Being Catholic, I know the dance if not the song, and with a scrip in hand I’m well enough at home. I can enlighten my fellow Volunteers as to why a statue of a saint is not a sacrilege and why fetishizing Mary is more or less kosher, even the reasoning behind the pantheons of virgins that hold sway over the countryside and Guadalupe who rules the whole.
Uncontested Comandante en Jefe
I can reassure Lupe time and again that I’m baptized and confirmed if not recently shriven and that I’ve taken the body and blood. My Catholicism comforted and comforts both of my host mothers. I know that the one in Querétaro, no matter how the Peace Corps has accustomed her to the Orientals and Hebrews that she previously prejudged, took pride in that I went to Mass when she invited.
I walk to Lupe’s house at eight, happy that the weather’s cooled. Easter Vigil feels long enough playing American rules without worrying about pit stains. We start a half-hour late, but I don’t mind. Lupe has been talking about the procession and the Mass as if they’ve got no time limit, as though they only end when you give up and walk out. ¡A ver si nos aguanta! She screams at intervals.
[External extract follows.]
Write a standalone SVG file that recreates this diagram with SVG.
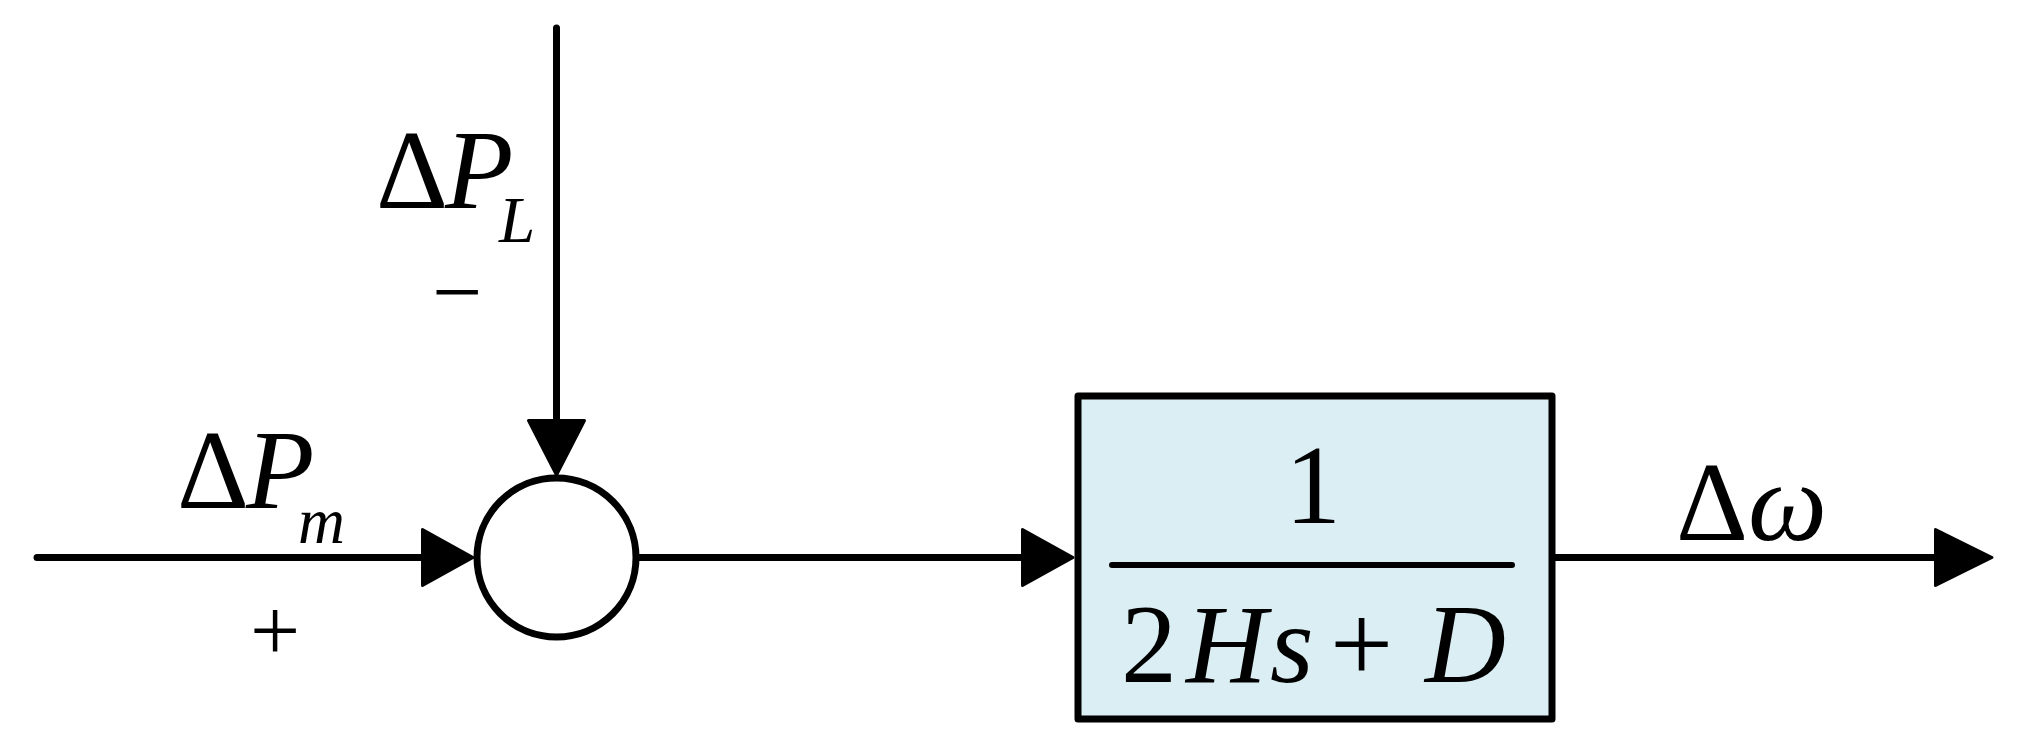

We start the walk across town without our friend Elvia, who’s running even later than us. Women with canes and rebozos trundle alongside, candles at the ready. I ask Lupe if only women go to the procession. No, she tells me. It’s for everyone.
The fair starts tomorrow and half the town is already partying. The frantic one two one two polka sound of banda music pours out of trucks and houses. Stoops are full of young men drinking from forty-ounces and eyeing us in the wary way that young people have here.
We make it at eight forty for an eight thirty curtain, but the priest is nowhere to be seen and neither are most of the people. Don’t worry, Lupe says, they’ll be here. And see, guys come too, she adds, sweeping a hand at the few stooped and silent men. I nod and keep looking around when she taps me again. Esta vela se prenderá para la Pascua, she says, as if it were a secret.
I know, Lupe, I say. I’m Catholic, remember.